Is this the end of Comic-Con? Or maybe the end of the exclusivity of Hall H?
The Wrap reports that 20th Century Fox will not be showing footage from its upcoming films in Hall H at this year’s San Diego Comic-Con. That’s a fairly big deal and a major blow to the buzz around the largest pop culture event in the world.
These are just some of the films Fox could have shown off and talked about if they wanted to: Assassin’s Creed, Deadpool 2, any upcoming X-Men projects, Alien: Covenant, Wolverine 3 and the upcoming Planet of the Apes film. So they certainly could have blown people away. But it’s not happening. They’re staying home and really shaking things up.
Why the sudden change? According to sources, Fox “feels it cannot prevent the piracy of custom trailers and exclusive footage routinely screened for fans in attendance.” As we all know, these exclusive sizzle reels have been finding their ways online rather quickly. Someone secretly records the footage on their smartphone and before the studio knows it, all the world can (kind of) see what they have been keeping under wraps. Fox just isn’t comfortable with that nuisance anymore and now all fans will pay the price.
Could this be signaling the end of Comic-Con’s biggest moments? The exclusive trailers are always the most talked about events of the con, what happens if other studios decide to follow Fox’s lead? Rumor has it that Disney is also contemplating sitting Hall H out. Will others do the same?
The truth is that studios don’t really need Comic-Con like they used to. They have other channels to release footage and get fans hyped. They could all ditch the convention if they wanted. But there is a buzz that comes with Comic-Con that packs a punch, a buzz that’s hard to come by without the prestige and attention of the event.

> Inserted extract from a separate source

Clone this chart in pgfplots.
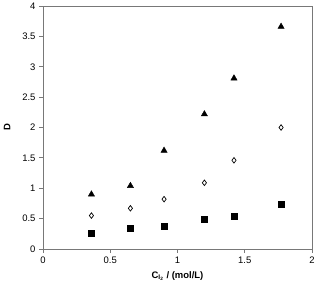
\documentclass[border=0pt]{standalone}
\usepackage{fontspec}
\setmainfont{Liberation Sans}
\usepackage{pgfplots}
\pgfplotsset{compat=1.18}
\definecolor{axgray}{RGB}{120,120,120}
\begin{document}
\begin{tikzpicture}[x=1bp,y=1bp]
\begin{axis}[
  scale only axis, width=269bp, height=243bp,
  at={(0,0)}, anchor=south west,
  xmin=0, xmax=2, ymin=0, ymax=4,
  xtick={0,0.5,1,1.5,2}, ytick={0,0.5,1,1.5,2,2.5,3,3.5,4},
  tick align=outside, major tick length=4bp,
  xtick pos=bottom, ytick pos=left,
  axis line style={axgray, line width=1pt},
  tick style={axgray, line width=0.9pt},
  tick label style={font=\fontsize{9.5}{11}\selectfont},
  /pgf/number format/assume math mode=true,
  xlabel={\textbf{C$_{\mathbf{I_2}}$ / (mol/L)}},
  every axis x label/.style={font=\fontsize{9.5}{11}\selectfont, at={(axis description cs:0.5,0)}, anchor=north, yshift=-19bp},
  ylabel={\textbf{D}},
  every axis y label/.style={font=\fontsize{9.5}{11}\selectfont, at={(axis description cs:0,0.5)}, anchor=center, xshift=-36bp, rotate=90},
  clip=false,
]
% distribution ratio, highest series
\addplot[only marks, mark=triangle*, mark size=3.6pt, black] coordinates {
  (0.36,0.90) (0.65,1.04) (0.90,1.62) (1.20,2.22) (1.42,2.81) (1.77,3.66)};
% middle series
\addplot[only marks, mark=diamond, mark size=2.8pt, black, mark options={line width=0.7pt, fill=white}] coordinates {
  (0.36,0.55) (0.65,0.67) (0.90,0.82) (1.20,1.09) (1.42,1.46) (1.77,2.00)};
% lowest series
\addplot[only marks, mark=square*, mark size=3pt, black] coordinates {
  (0.36,0.26) (0.65,0.335) (0.90,0.38) (1.20,0.49) (1.42,0.54) (1.77,0.74)};
\end{axis}
\pgfresetboundingbox
\path[use as bounding box] (-43,-32) rectangle (275,249);
\end{tikzpicture}
\end{document}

Fox might end up regretting their decision to skip.
Or maybe they won’t. If Fox captures the attention of the blogosphere via another route, you can bet other studios might think about leaving Comic-Con behind too. It’s a pain to see exclusive footage leaked time and time again and there’s a lot of properties to compete with during SDCC. If studios can find another way to make a huge splash online, they will. What does that mean for the future of Comic-Con? Maybe it means there will be a lot less for secret smartphones to film.